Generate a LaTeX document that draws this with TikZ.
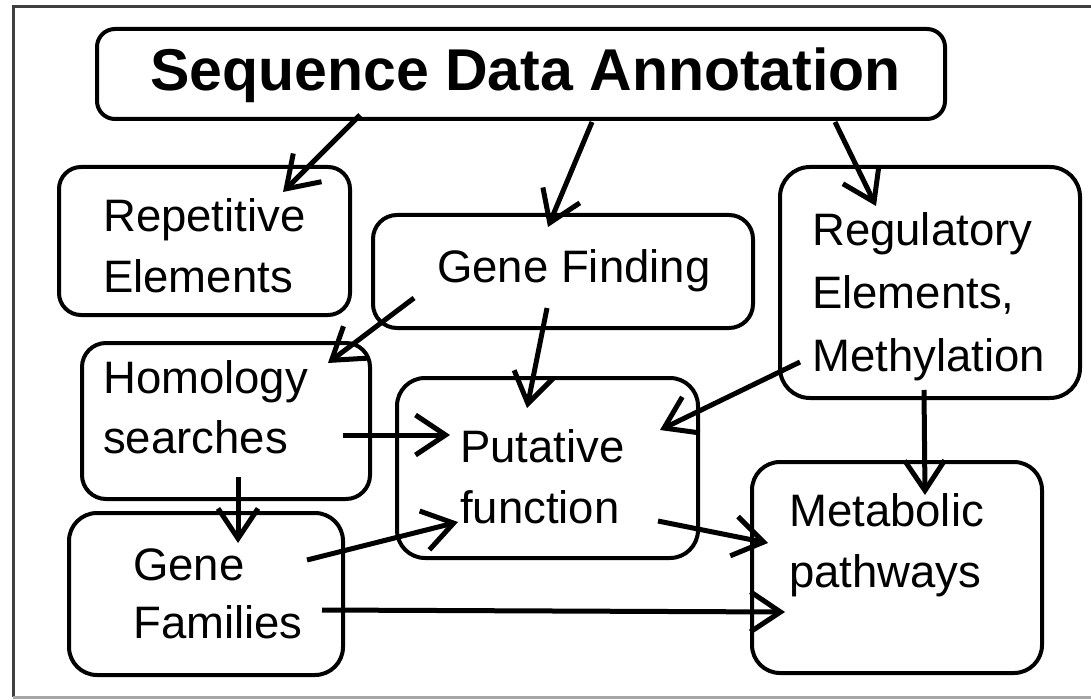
\documentclass[tikz,border=0pt]{standalone}
\usepackage{fontspec}
\setmainfont{Liberation Sans}
\usetikzlibrary{arrows.meta}
\begin{document}
\begin{tikzpicture}[x=1pt,y=-1pt,
  box/.style={draw, line width=4pt, rounded corners=24pt, inner sep=0pt},
  lbl/.style={anchor=base west, align=left, inner sep=0pt, font=\fontsize{45.5}{61}\selectfont},
  conn/.style={line width=5pt, -{Straight Barb[length=30pt,width=40pt]}}]
\useasboundingbox (0,0) rectangle (1091,700);
% frame
\draw[line width=3pt, black!75] (1091,7) -- (13,7) -- (13,697);
\draw[line width=3pt, black!35] (13,697) -- (1091,697);
% boxes
\node[box, rounded corners=18pt, minimum width=848pt, minimum height=90pt] (title) at (521,74) {};
\node[box, rounded corners=22pt, minimum width=291pt, minimum height=148pt] (rep) at (204.5,241) {};
\node[box, minimum width=380pt, minimum height=113pt] (gf) at (563,271.5) {};
\node[box, rounded corners=30pt, minimum width=300pt, minimum height=231pt] (reg) at (930,282.5) {};
\node[box, minimum width=288pt, minimum height=156pt] (hom) at (226,421) {};
\node[box, rounded corners=28pt, minimum width=301pt, minimum height=180pt] (put) at (547.5,468) {};
\node[box, rounded corners=28pt, minimum width=274pt, minimum height=162pt] (fam) at (206,594) {};
\node[box, rounded corners=28pt, minimum width=290pt, minimum height=211pt] (met) at (897,567.5) {};
% texts (anchor = baseline of the last line)
\node[lbl, font=\fontsize{59}{70}\selectfont\bfseries] (titleT) at (150,91) {Sequence Data Annotation};
\node[lbl] (repT) at (103,293) {Repetitive\\Elements};
\node[lbl] (gfT) at (437,283) {Gene Finding};
\node[lbl, font=\fontsize{45.5}{63}\selectfont] (regT) at (812,371) {Regulatory\\Elements,\\Methylation};
\node[lbl, font=\fontsize{45.5}{60}\selectfont] (homT) at (103,453) {Homology\\searches};
\node[lbl] (putT) at (460,523) {Putative\\function};
\node[lbl, font=\fontsize{45.5}{58}\selectfont] (famT) at (133,638) {Gene\\Families};
\node[lbl] (metT) at (789,587) {Metabolic\\pathways};
% connector end points
\coordinate (a1s) at (360,115); \coordinate (a1e) at (283,192);
\coordinate (a2s) at (592,122); \coordinate (a2e) at (548,227);
\coordinate (a3s) at (835,122); \coordinate (a3e) at (876,206);
\coordinate (a4s) at (414,298); \coordinate (a4e) at (328,363);
\coordinate (a5s) at (547,308); \coordinate (a5e) at (527,408);
\coordinate (a6s) at (800,362); \coordinate (a6e) at (660,430);
\coordinate (a7s) at (343,435); \coordinate (a7e) at (450,435);
\coordinate (a8s) at (307,560); \coordinate (a8e) at (458,522);
\coordinate (a9s) at (658,521); \coordinate (a9e) at (768,543);
\coordinate (a10s) at (322,610); \coordinate (a10e) at (785,612);
\coordinate (a11s) at (238,477); \coordinate (a11e) at (238,543);
\coordinate (a12s) at (924,390); \coordinate (a12e) at (925,495);
% connectors
\foreach \i in {1,...,12} \draw[conn] (a\i s) -- (a\i e);
\end{tikzpicture}
\end{document}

Task
Output the data exactly. Pictures don't belong in the result.

Output of the task
Generate a LaTeX document that draws this with TikZ.
\documentclass[tikz,border=0pt]{standalone}
\usepackage{fontspec}
\setmainfont{Liberation Sans}
\usetikzlibrary{arrows.meta}
\begin{document}
\begin{tikzpicture}[x=1pt,y=-1pt,
  box/.style={draw, line width=4pt, rounded corners=24pt, inner sep=0pt},
  lbl/.style={anchor=base west, align=left, inner sep=0pt, font=\fontsize{45.5}{61}\selectfont},
  conn/.style={line width=5pt, -{Straight Barb[length=30pt,width=40pt]}}]
\useasboundingbox (0,0) rectangle (1091,700);
% frame
\draw[line width=3pt, black!75] (1091,7) -- (13,7) -- (13,697);
\draw[line width=3pt, black!35] (13,697) -- (1091,697);
% boxes
\node[box, rounded corners=18pt, minimum width=848pt, minimum height=90pt] (title) at (521,74) {};
\node[box, rounded corners=22pt, minimum width=291pt, minimum height=148pt] (rep) at (204.5,241) {};
\node[box, minimum width=380pt, minimum height=113pt] (gf) at (563,271.5) {};
\node[box, rounded corners=30pt, minimum width=300pt, minimum height=231pt] (reg) at (930,282.5) {};
\node[box, minimum width=288pt, minimum height=156pt] (hom) at (226,421) {};
\node[box, rounded corners=28pt, minimum width=301pt, minimum height=180pt] (put) at (547.5,468) {};
\node[box, rounded corners=28pt, minimum width=274pt, minimum height=162pt] (fam) at (206,594) {};
\node[box, rounded corners=28pt, minimum width=290pt, minimum height=211pt] (met) at (897,567.5) {};
% texts (anchor = baseline of the last line)
\node[lbl, font=\fontsize{59}{70}\selectfont\bfseries] (titleT) at (150,91) {Sequence Data Annotation};
\node[lbl] (repT) at (103,293) {Repetitive\\Elements};
\node[lbl] (gfT) at (437,283) {Gene Finding};
\node[lbl, font=\fontsize{45.5}{63}\selectfont] (regT) at (812,371) {Regulatory\\Elements,\\Methylation};
\node[lbl, font=\fontsize{45.5}{60}\selectfont] (homT) at (103,453) {Homology\\searches};
\node[lbl] (putT) at (460,523) {Putative\\function};
\node[lbl, font=\fontsize{45.5}{58}\selectfont] (famT) at (133,638) {Gene\\Families};
\node[lbl] (metT) at (789,587) {Metabolic\\pathways};
% connector end points
\coordinate (a1s) at (360,115); \coordinate (a1e) at (283,192);
\coordinate (a2s) at (592,122); \coordinate (a2e) at (548,227);
\coordinate (a3s) at (835,122); \coordinate (a3e) at (876,206);
\coordinate (a4s) at (414,298); \coordinate (a4e) at (328,363);
\coordinate (a5s) at (547,308); \coordinate (a5e) at (527,408);
\coordinate (a6s) at (800,362); \coordinate (a6e) at (660,430);
\coordinate (a7s) at (343,435); \coordinate (a7e) at (450,435);
\coordinate (a8s) at (307,560); \coordinate (a8e) at (458,522);
\coordinate (a9s) at (658,521); \coordinate (a9e) at (768,543);
\coordinate (a10s) at (322,610); \coordinate (a10e) at (785,612);
\coordinate (a11s) at (238,477); \coordinate (a11e) at (238,543);
\coordinate (a12s) at (924,390); \coordinate (a12e) at (925,495);
% connectors
\foreach \i in {1,...,12} \draw[conn] (a\i s) -- (a\i e);
\end{tikzpicture}
\end{document}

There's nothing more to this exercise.